The apotheosis of this stylistic development was Figure Humaine, written in 1943 following a return pilgrimage to Rocamadour that birthed “the idea of composing a clandestine work which could be prepared in secret and then performed on the long-awaited day of liberation.” The cantata sets eight Surrealist poems from Paul Éluard’s Poésie et Verité 42 that capture the smoldering anger and gruesome, terrified suffering of an occupied people who still maintain an abiding devotion to liberty. It culminates in “Liberté,” wherein the speaker incants an increasingly fervent and mad litany of objects upon which he writes the name of the cherished ideal: Liberty. (Poulenc was especially eager to set this poem, which, printed on pamphlets, was dropped over France by British airmen to bolster morale.)

In scope and difficulty Figure Humaine far surpasses Poulenc’s earlier works. Its performers, spread across twelve parts in two choirs, must summon the full palette of vocal colors within a variety of tempos and registers, and expertly voice pungent sonorities, as they bend quickly round sharp tritone corners, all while building—for twenty minutes—to the work’s most intense, final moment.
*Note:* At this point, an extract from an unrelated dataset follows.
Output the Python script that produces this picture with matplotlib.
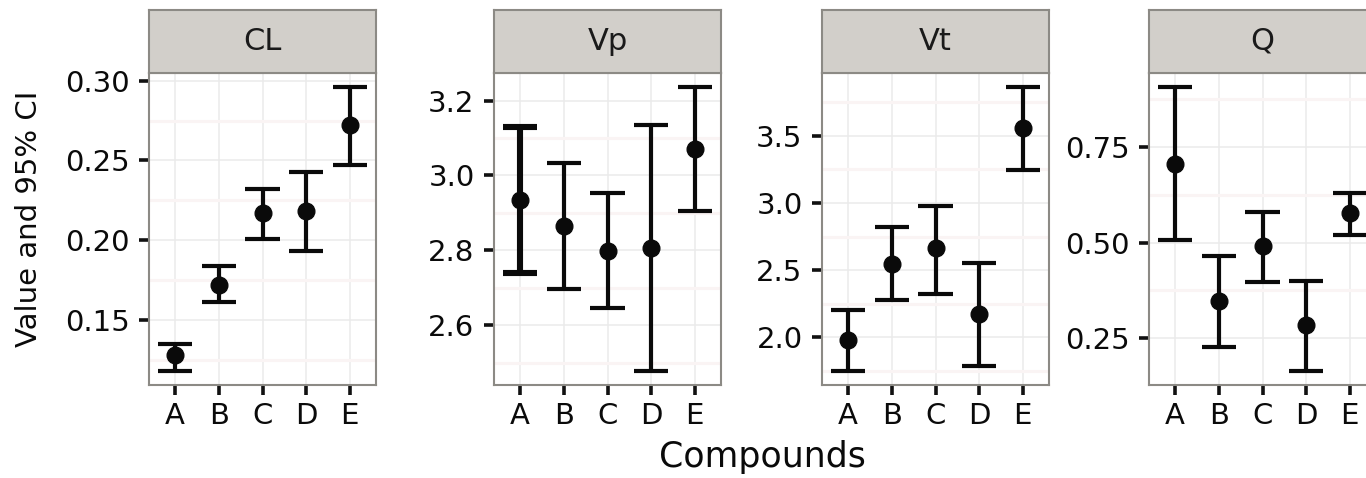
import matplotlib
matplotlib.use("Agg")
import matplotlib.pyplot as plt
import numpy as np
from matplotlib.ticker import FixedLocator, MultipleLocator

# --- data ------------------------------------------------------------------
compounds = ["A", "B", "C", "D", "E"]
params = ["CL", "Vp", "Vt", "Q"]

cl_est = [0.128, 0.172, 0.217, 0.218, 0.272]
cl_lo = [0.118, 0.161, 0.201, 0.193, 0.247]
cl_hi = [0.135, 0.184, 0.232, 0.243, 0.296]

vp_est = [2.935, 2.865, 2.798, 2.807, 3.072]
vp_lo = [2.740, 2.697, 2.647, 2.478, 2.906]
vp_hi = [3.130, 3.033, 2.952, 3.135, 3.236]

vt_est = [1.980, 2.547, 2.663, 2.170, 3.562]
vt_lo = [1.750, 2.275, 2.320, 1.787, 3.248]
vt_hi = [2.203, 2.822, 2.975, 2.555, 3.863]

q_est = [0.705, 0.347, 0.490, 0.285, 0.578]
q_lo = [0.507, 0.228, 0.397, 0.165, 0.520]
q_hi = [0.906, 0.464, 0.581, 0.400, 0.630]

cl_ticks = [0.15, 0.20, 0.25, 0.30]
vp_ticks = [2.6, 2.8, 3.0, 3.2]
vt_ticks = [2.0, 2.5, 3.0, 3.5]
q_ticks = [0.25, 0.50, 0.75]
cl_labels = ["0.15", "0.20", "0.25", "0.30"]
vp_labels = ["2.6", "2.8", "3.0", "3.2"]
vt_labels = ["2.0", "2.5", "3.0", "3.5"]
q_labels = ["0.25", "0.50", "0.75"]

panels = [
    (cl_est, cl_lo, cl_hi, cl_ticks, cl_labels),
    (vp_est, vp_lo, vp_hi, vp_ticks, vp_labels),
    (vt_est, vt_lo, vt_hi, vt_ticks, vt_labels),
    (q_est, q_lo, q_hi, q_ticks, q_labels),
]

# --- layout (pixels) ---------------------------------------------------------
W, H = 1366, 478
lefts = [149, 494, 822, 1149]
pw = 227
ptop, pbot = 73, 385
stop = 9.5

border = "#8C8A85"
strip_fill = "#D2CFCA"
ink = "#0A0A0A"


def box(left, top, width, height):
    return [left / W, 1 - (top + height) / H, width / W, height / H]


fig = plt.figure(figsize=(W / 100, H / 100), dpi=100)

for k, (name, (est, lo, hi, ticks, labels)) in enumerate(zip(params, panels)):
    est, lo, hi = np.array(est), np.array(lo), np.array(hi)
    x = np.arange(1, len(compounds) + 1)

    ax = fig.add_axes(box(lefts[k], ptop, pw, pbot - ptop))
    ax.set_xlim(0.4, len(compounds) + 0.6)
    r = hi.max() - lo.min()
    ax.set_ylim(lo.min() - 0.05 * r, hi.max() + 0.05 * r)

    step = ticks[1] - ticks[0]
    ax.yaxis.set_major_locator(FixedLocator(ticks))
    ax.set_yticklabels(labels)
    ax.yaxis.set_minor_locator(MultipleLocator(step / 2))
    ax.set_xticks(x)
    ax.set_xticklabels(compounds)

    ax.grid(which="major", color="#EBEBEB", lw=1.1, zorder=0)
    ax.grid(which="minor", axis="y", color="#FAF4F4", lw=2.2, zorder=0)
    ax.set_axisbelow(True)

    lw = np.full(len(x), 3.0)
    if name == "Vp":
        lw[0] = 4.4  # drawn heavier in the reference
    half = 0.39
    ax.vlines(x, lo, hi, color=ink, lw=lw, zorder=3)
    ax.hlines(lo, x - half, x + half, color=ink, lw=lw, zorder=3)
    ax.hlines(hi, x - half, x + half, color=ink, lw=lw, zorder=3)
    ax.plot(x, est, "o", ms=12, color=ink, zorder=4)

    for s in ax.spines.values():
        s.set_color(border)
        s.set_linewidth(1.5)
    ax.tick_params(which="major", direction="out", length=7.5, width=2.6,
                   color="#111111", labelsize=21, labelcolor="#0A0A0A")
    ax.tick_params(axis="y", pad=6.5)
    ax.tick_params(axis="x", pad=5)
    ax.tick_params(which="minor", length=0)

    sax = fig.add_axes(box(lefts[k], stop, pw, ptop - stop))
    sax.set_facecolor(strip_fill)
    sax.set_xticks([]); sax.set_yticks([])
    for s in sax.spines.values():
        s.set_color(border)
        s.set_linewidth(1.5)
    sax.text(0.5, 0.5, name, ha="center", va="center", fontsize=22,
             color="#1A1A1A", transform=sax.transAxes)

fig.text(29 / W, 1 - 218.5 / H, "Value and 95% CI", rotation=90,
         ha="center", va="center", fontsize=21, color="#0A0A0A")
fig.text(762.5 / W, 1 - 467 / H, "Compounds", ha="center", va="baseline",
         fontsize=25, color="#0A0A0A")

fig.savefig("out.png", dpi=100)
Extremes of vocal register are met with extremes of expression: “Très” seems to qualify every other expressive marking in the score, from très doux et très calme (very soft and very calm) to très emporté et rude (very vigorous and rough) and even très violent (very violent); the four-octave spread of the final, nearly cataclysmic “Liberté!” outcry bears the exceedingly rare dynamic fortissississimo (ffff). Poulenc’s music clarifies the contours of Éluard’s verse and lends it inexorable immediacy. Éluard wrote to Poulenc, “Francis, I never heard myself; I needed you to understand me.”

Arvo Pärt was born the year Figure Humaine premiered, 1943, in Soviet-controlled Estonia. When Soviet authorities proscribed the young composer’s explorations of serialism and avant garde styles, he retreated into a study of medieval and renaissance compositional processes. He emerged with a new technique he named “tintinnabuli,” for the ringing of bells. Tintinnabulation guides all of Pärt’s musical parameters, setting a mostly stepwise melodic line against a set of triadic pitches within prescribed durations and meters. When the composer emigrated to Vienna, in the late 1970s, he was at work on his largest-scale piece in that style, the Passio Domino Nostri Jesu Christi Secundum Sancti Joannem. It premiered in Munich in 1982.
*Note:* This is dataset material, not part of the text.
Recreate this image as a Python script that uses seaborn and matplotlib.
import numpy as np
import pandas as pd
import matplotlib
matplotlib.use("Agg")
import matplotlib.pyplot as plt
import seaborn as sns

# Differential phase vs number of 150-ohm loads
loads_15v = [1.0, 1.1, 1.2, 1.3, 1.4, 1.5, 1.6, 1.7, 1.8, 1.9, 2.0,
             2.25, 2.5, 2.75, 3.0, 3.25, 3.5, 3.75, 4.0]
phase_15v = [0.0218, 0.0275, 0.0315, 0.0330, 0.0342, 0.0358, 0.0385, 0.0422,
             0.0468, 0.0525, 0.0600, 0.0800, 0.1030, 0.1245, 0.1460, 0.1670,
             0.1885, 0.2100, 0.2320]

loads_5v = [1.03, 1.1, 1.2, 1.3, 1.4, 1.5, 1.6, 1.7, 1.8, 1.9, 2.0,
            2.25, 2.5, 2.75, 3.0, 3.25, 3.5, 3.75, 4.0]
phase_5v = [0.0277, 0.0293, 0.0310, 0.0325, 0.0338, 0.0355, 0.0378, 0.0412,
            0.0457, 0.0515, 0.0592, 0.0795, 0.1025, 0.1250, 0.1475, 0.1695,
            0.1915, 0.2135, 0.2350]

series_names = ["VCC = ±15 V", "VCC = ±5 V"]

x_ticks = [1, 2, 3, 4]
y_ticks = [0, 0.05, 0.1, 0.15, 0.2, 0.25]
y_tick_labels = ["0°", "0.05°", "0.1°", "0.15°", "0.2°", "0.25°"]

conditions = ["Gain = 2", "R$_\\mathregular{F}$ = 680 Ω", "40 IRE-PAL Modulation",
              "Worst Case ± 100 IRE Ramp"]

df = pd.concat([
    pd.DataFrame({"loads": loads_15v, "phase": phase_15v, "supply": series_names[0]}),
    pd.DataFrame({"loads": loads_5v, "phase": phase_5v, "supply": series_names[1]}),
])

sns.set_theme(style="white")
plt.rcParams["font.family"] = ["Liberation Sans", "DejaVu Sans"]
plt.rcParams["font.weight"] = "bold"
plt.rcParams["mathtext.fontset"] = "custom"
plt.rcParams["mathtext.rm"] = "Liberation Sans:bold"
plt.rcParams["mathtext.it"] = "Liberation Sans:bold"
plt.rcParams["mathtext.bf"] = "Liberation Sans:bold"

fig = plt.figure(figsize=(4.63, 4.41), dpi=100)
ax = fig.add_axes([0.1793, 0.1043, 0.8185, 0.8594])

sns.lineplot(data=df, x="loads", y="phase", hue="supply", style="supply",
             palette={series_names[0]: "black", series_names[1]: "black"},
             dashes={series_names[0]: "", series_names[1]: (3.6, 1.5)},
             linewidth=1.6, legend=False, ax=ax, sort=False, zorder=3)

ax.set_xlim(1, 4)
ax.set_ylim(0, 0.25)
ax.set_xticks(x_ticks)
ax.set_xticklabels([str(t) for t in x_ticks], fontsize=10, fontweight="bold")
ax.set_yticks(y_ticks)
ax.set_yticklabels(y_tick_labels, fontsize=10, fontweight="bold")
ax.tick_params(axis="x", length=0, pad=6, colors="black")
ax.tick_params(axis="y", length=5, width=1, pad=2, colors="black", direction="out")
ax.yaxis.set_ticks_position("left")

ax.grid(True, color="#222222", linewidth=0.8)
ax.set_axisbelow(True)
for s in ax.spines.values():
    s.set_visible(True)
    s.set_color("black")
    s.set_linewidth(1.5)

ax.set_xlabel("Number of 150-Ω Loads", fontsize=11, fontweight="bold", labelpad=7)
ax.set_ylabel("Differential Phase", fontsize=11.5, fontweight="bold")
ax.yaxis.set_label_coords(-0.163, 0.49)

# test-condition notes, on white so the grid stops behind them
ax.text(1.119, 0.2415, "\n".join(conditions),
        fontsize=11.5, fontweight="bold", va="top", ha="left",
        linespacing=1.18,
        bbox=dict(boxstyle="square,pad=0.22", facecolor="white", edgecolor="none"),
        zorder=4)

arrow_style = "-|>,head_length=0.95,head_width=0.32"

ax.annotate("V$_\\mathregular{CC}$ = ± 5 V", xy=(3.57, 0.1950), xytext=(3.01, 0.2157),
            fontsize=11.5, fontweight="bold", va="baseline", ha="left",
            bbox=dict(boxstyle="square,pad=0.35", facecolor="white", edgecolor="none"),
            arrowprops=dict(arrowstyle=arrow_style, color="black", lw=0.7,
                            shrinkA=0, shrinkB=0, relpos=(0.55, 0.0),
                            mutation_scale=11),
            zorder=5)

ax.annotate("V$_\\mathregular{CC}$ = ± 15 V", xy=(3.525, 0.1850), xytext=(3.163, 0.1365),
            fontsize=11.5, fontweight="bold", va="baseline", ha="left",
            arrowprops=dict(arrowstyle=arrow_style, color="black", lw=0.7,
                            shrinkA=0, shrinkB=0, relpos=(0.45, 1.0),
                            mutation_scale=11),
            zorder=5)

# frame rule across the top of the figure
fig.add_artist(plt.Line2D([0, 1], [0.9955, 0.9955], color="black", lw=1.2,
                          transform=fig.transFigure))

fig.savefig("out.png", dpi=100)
Passio clarifies the Passion narrative by assigning different characters to different cohorts stationed in different key areas with different instrumentation: Jesus, a baritone, and Pilate, a tenor, with solo organ; the Evangelist, an SATB quartet, with various obbligato instruments (violin, cello, oboe, bassoon); and the crowd, an SATB chorus. Rather than append poetry to the biblical prose and suspend its narrative flow with contemplative arias and chorales, as Bach does in his Passions, Pärt sets the Latin translation of the Gospel of John (and adds a brief exordium and a conclusio at beginning and end). Pärt admits: “[the text is] more important than the music” because “it is stronger and it has given food for hundreds and thousands of composers, and it will continue so." He sets the text entirely syllabically and uses harmony statically, not developmentally. The tintinnabuli technique fashions syntax through its mindful control of minimal musical material, lulling the listener into its almost respiratory rise and fall— of a melodic line curling away from and back towards its unbending harmonic frame, of the resultant icy dissonance sublimating into consonance, of sound and silence yielding seamlessly to one another. The words of the drama float, mantra-like, atop the soundscape. Passio invites our surrender to its spellbindingly calm dramaturgy, conjuring for frazzled lives a temporal grace akin to the salvific grace at the heart of its story.

Pärt’s simple-sounding music disguises the difficulty it imposes on performers. Pärt said, “I have discovered that it is enough when a single note is beautifully played;” to beautifully play or sing hundreds of notes, oscillating pristine intervals repeatedly for more than an hour, requires utmost discipline and focus. Poulenc’s handling of Éluard’s verse necessitates nearly super- human skill and stamina, commensurate with the suffering and ardor it means to convey. The challenges offered by these pieces prevent most singers and audiences from attempting to reap their rich rewards. We are most fortunate not only to have the opportunity to hear them, but to hear them together. Experiencing these singers and players as they summon the necessary strength, discipline, and commitment reminds me that cherished ideals like liberty and grace are precious gifts, granted and rekindled through precisely the kind of powerful, mystical communal exchanges between performer and listener that these two great composers have given us.